# [What is asked]
Print the records below exactly, starting at the first line and stopping after the line that contains "txt_dy = 0.06". Leave out any pictures.

━━ Exercise input

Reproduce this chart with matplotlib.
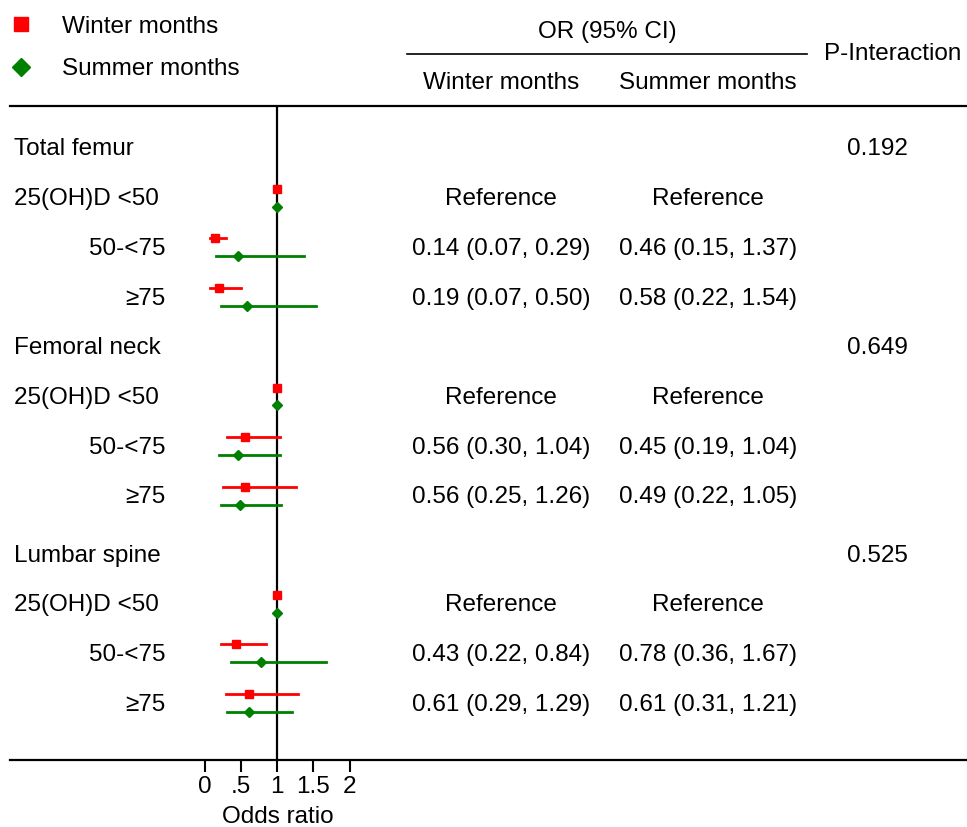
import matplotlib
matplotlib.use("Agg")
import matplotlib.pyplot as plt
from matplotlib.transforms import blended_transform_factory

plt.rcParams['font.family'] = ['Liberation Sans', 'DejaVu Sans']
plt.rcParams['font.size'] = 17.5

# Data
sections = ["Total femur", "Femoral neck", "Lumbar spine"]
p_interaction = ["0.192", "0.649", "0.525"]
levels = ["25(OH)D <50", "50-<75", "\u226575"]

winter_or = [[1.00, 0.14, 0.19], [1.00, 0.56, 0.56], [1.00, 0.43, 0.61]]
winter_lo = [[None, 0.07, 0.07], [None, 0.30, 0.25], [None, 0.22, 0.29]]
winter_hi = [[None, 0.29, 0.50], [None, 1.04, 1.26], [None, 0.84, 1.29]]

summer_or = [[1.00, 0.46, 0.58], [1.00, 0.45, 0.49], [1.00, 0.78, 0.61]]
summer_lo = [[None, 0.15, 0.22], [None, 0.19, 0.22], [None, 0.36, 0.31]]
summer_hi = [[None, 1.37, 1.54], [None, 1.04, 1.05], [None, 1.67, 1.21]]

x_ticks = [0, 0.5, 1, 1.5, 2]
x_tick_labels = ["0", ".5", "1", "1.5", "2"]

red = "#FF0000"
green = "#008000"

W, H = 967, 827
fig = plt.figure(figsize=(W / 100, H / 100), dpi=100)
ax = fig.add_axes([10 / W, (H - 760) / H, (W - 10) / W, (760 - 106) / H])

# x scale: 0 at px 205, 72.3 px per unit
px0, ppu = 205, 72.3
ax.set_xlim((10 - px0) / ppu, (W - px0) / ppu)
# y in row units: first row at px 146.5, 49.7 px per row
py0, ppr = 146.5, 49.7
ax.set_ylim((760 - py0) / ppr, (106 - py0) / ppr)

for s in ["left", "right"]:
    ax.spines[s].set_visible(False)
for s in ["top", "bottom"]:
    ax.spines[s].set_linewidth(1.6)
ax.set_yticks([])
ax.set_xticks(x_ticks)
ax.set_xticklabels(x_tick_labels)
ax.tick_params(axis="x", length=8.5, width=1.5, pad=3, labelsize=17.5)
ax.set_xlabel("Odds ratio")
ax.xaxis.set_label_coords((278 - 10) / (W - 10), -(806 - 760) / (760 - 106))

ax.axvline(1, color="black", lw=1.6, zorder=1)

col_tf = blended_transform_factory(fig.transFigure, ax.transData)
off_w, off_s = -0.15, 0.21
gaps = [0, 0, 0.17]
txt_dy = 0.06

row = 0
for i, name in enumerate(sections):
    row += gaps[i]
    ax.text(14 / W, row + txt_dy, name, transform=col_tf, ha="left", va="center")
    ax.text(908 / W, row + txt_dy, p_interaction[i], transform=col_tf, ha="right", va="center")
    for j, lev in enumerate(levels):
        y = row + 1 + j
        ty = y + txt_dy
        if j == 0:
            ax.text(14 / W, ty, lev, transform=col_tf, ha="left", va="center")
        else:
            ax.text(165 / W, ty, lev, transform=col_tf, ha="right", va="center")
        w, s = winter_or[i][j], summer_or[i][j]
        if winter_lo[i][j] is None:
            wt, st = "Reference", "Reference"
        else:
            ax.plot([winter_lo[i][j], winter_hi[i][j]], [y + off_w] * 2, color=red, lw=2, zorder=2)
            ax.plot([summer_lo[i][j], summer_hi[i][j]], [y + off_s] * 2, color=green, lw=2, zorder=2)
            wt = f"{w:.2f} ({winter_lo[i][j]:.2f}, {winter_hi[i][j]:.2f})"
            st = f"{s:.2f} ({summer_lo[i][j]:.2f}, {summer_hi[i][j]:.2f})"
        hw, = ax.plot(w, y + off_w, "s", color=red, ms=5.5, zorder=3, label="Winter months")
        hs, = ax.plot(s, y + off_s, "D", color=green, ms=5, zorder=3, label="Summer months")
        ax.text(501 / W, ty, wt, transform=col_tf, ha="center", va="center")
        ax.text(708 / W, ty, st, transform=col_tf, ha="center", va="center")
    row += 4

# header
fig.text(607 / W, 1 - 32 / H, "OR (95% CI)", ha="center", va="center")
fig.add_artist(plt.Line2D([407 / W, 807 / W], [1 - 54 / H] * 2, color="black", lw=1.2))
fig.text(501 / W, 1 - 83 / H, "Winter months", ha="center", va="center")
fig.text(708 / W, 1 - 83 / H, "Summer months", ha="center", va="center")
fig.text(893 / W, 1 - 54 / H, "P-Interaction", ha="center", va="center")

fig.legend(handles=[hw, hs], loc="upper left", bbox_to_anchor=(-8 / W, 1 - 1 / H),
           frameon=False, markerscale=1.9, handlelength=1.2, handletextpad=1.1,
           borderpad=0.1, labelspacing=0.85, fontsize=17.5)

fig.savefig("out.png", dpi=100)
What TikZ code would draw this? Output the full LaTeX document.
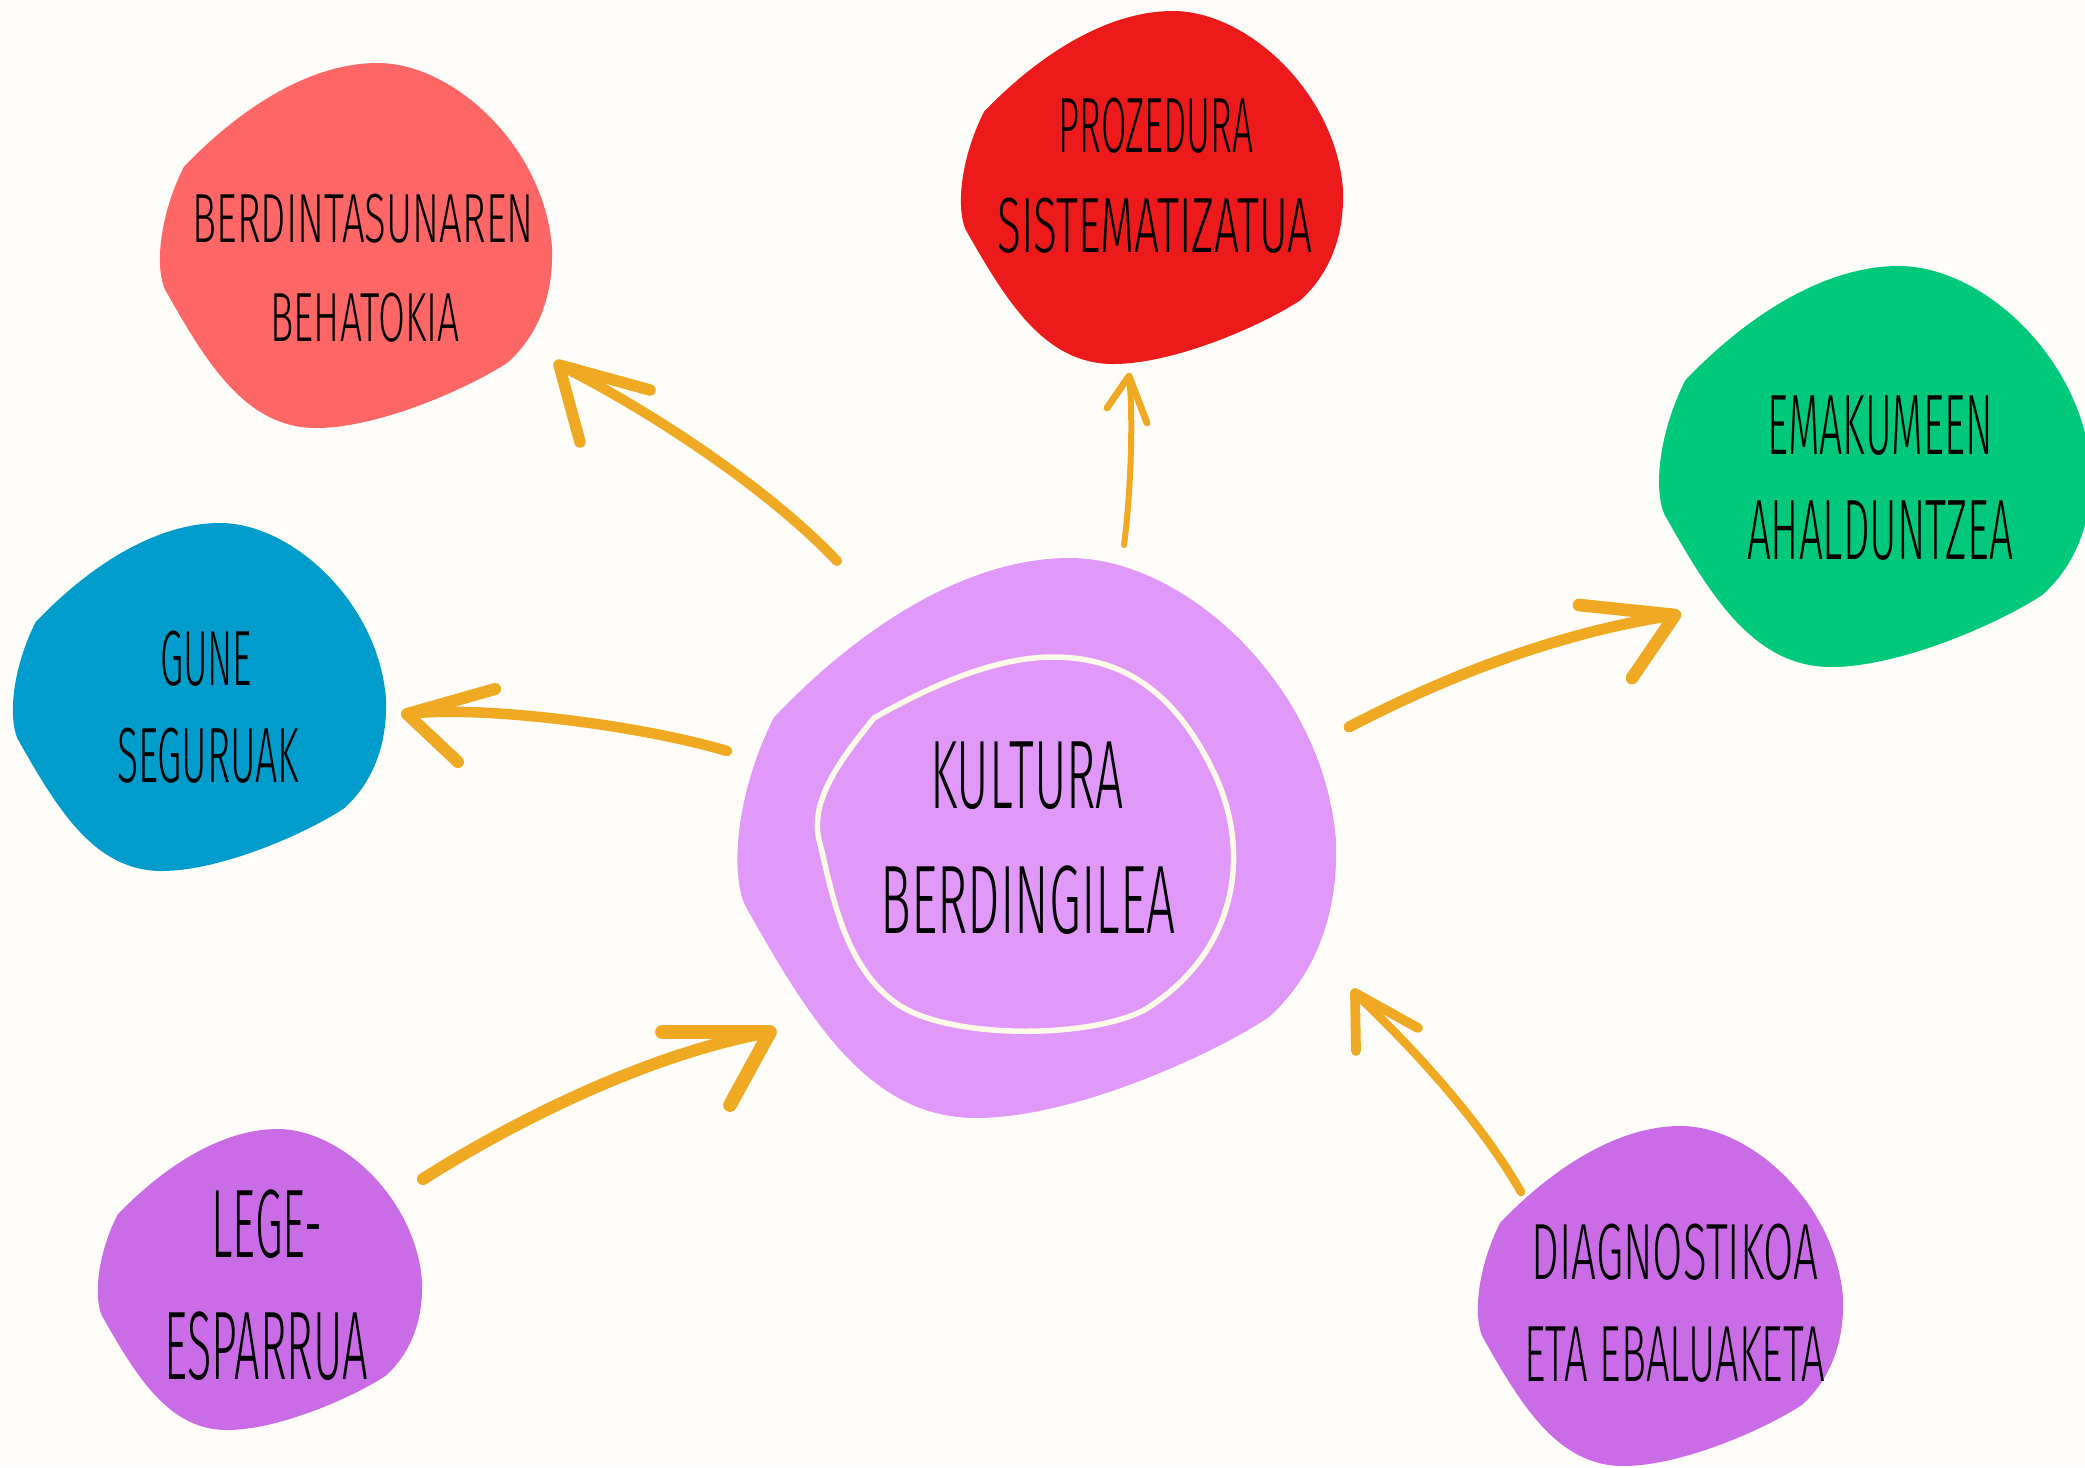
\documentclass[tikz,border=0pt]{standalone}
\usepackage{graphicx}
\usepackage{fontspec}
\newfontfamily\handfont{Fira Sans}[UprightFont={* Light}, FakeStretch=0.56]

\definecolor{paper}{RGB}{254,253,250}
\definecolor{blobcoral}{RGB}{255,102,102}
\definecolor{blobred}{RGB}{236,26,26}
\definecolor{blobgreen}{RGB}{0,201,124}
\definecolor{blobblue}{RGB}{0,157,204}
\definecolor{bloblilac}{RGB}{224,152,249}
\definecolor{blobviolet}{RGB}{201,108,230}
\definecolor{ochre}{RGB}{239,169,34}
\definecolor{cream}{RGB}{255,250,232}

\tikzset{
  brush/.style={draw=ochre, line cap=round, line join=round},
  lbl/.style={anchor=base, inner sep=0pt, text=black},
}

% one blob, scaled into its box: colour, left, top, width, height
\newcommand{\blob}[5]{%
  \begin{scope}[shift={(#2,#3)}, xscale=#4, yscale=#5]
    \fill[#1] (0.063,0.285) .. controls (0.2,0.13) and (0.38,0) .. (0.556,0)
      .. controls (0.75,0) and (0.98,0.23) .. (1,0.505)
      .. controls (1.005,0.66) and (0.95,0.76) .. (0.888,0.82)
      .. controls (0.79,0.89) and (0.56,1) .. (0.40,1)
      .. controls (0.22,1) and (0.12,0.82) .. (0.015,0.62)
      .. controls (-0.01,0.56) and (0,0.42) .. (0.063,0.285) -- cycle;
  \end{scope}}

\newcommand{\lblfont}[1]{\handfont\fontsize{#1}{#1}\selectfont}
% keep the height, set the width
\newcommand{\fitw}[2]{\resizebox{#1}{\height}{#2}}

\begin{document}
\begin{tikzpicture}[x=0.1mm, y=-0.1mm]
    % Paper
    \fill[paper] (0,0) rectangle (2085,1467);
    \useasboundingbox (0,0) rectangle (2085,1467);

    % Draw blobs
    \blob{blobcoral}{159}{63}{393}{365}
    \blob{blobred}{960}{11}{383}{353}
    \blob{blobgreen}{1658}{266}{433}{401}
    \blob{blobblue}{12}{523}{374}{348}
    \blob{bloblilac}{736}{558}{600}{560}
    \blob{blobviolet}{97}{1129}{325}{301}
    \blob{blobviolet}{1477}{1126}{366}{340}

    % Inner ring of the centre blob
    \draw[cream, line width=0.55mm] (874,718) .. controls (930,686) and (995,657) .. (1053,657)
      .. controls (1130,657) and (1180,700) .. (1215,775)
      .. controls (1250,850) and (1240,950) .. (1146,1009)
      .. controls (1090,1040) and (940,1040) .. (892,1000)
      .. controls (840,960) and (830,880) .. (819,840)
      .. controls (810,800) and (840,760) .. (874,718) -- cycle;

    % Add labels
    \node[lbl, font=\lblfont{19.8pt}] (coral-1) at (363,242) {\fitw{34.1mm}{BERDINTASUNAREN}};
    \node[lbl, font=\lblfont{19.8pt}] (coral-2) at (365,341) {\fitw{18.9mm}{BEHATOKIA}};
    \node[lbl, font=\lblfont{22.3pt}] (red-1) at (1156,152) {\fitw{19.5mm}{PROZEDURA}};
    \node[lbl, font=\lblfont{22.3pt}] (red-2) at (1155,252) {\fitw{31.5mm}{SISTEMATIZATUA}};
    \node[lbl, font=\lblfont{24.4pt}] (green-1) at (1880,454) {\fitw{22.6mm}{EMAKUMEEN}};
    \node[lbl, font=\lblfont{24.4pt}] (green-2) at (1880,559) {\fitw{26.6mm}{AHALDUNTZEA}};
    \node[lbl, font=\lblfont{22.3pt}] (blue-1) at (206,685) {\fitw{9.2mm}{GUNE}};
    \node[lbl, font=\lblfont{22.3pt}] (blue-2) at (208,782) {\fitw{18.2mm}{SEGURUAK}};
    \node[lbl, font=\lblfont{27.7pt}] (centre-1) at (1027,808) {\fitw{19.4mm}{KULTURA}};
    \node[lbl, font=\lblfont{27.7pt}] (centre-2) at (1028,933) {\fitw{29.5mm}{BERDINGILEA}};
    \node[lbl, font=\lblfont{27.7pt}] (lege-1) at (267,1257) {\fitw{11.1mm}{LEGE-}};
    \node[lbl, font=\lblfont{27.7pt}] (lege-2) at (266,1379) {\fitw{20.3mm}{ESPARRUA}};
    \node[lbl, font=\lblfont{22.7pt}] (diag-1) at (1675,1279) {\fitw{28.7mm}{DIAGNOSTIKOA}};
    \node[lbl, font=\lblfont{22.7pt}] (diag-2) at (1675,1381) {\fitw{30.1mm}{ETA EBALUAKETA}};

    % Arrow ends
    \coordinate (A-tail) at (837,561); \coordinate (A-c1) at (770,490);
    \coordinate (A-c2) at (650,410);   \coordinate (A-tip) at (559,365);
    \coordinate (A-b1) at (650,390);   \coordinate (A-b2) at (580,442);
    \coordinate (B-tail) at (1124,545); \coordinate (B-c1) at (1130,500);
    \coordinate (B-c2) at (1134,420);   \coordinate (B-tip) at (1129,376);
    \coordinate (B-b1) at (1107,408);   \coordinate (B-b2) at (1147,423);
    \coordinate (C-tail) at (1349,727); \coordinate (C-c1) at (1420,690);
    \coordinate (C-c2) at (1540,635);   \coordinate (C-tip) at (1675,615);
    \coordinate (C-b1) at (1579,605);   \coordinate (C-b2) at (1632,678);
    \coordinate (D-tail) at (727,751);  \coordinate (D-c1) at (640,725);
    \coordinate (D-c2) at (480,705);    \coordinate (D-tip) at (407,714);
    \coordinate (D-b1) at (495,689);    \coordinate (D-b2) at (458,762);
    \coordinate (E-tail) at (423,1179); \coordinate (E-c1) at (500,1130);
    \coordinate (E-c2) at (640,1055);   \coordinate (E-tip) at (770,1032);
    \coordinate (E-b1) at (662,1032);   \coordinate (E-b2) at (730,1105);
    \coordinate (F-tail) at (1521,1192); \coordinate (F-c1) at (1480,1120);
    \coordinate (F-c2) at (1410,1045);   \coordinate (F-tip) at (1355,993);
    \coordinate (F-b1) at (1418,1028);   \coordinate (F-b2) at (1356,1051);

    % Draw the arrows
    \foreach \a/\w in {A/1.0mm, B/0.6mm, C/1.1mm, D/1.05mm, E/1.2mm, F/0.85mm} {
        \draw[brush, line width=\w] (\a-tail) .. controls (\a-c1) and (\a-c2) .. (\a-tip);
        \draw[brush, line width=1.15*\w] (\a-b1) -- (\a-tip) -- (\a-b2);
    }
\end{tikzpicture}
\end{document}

━━━━

# [Full answer]
Reproduce this chart with matplotlib.
import matplotlib
matplotlib.use("Agg")
import matplotlib.pyplot as plt
from matplotlib.transforms import blended_transform_factory

plt.rcParams['font.family'] = ['Liberation Sans', 'DejaVu Sans']
plt.rcParams['font.size'] = 17.5

# Data
sections = ["Total femur", "Femoral neck", "Lumbar spine"]
p_interaction = ["0.192", "0.649", "0.525"]
levels = ["25(OH)D <50", "50-<75", "\u226575"]

winter_or = [[1.00, 0.14, 0.19], [1.00, 0.56, 0.56], [1.00, 0.43, 0.61]]
winter_lo = [[None, 0.07, 0.07], [None, 0.30, 0.25], [None, 0.22, 0.29]]
winter_hi = [[None, 0.29, 0.50], [None, 1.04, 1.26], [None, 0.84, 1.29]]

summer_or = [[1.00, 0.46, 0.58], [1.00, 0.45, 0.49], [1.00, 0.78, 0.61]]
summer_lo = [[None, 0.15, 0.22], [None, 0.19, 0.22], [None, 0.36, 0.31]]
summer_hi = [[None, 1.37, 1.54], [None, 1.04, 1.05], [None, 1.67, 1.21]]

x_ticks = [0, 0.5, 1, 1.5, 2]
x_tick_labels = ["0", ".5", "1", "1.5", "2"]

red = "#FF0000"
green = "#008000"

W, H = 967, 827
fig = plt.figure(figsize=(W / 100, H / 100), dpi=100)
ax = fig.add_axes([10 / W, (H - 760) / H, (W - 10) / W, (760 - 106) / H])

# x scale: 0 at px 205, 72.3 px per unit
px0, ppu = 205, 72.3
ax.set_xlim((10 - px0) / ppu, (W - px0) / ppu)
# y in row units: first row at px 146.5, 49.7 px per row
py0, ppr = 146.5, 49.7
ax.set_ylim((760 - py0) / ppr, (106 - py0) / ppr)

for s in ["left", "right"]:
    ax.spines[s].set_visible(False)
for s in ["top", "bottom"]:
    ax.spines[s].set_linewidth(1.6)
ax.set_yticks([])
ax.set_xticks(x_ticks)
ax.set_xticklabels(x_tick_labels)
ax.tick_params(axis="x", length=8.5, width=1.5, pad=3, labelsize=17.5)
ax.set_xlabel("Odds ratio")
ax.xaxis.set_label_coords((278 - 10) / (W - 10), -(806 - 760) / (760 - 106))

ax.axvline(1, color="black", lw=1.6, zorder=1)

col_tf = blended_transform_factory(fig.transFigure, ax.transData)
off_w, off_s = -0.15, 0.21
gaps = [0, 0, 0.17]
txt_dy = 0.06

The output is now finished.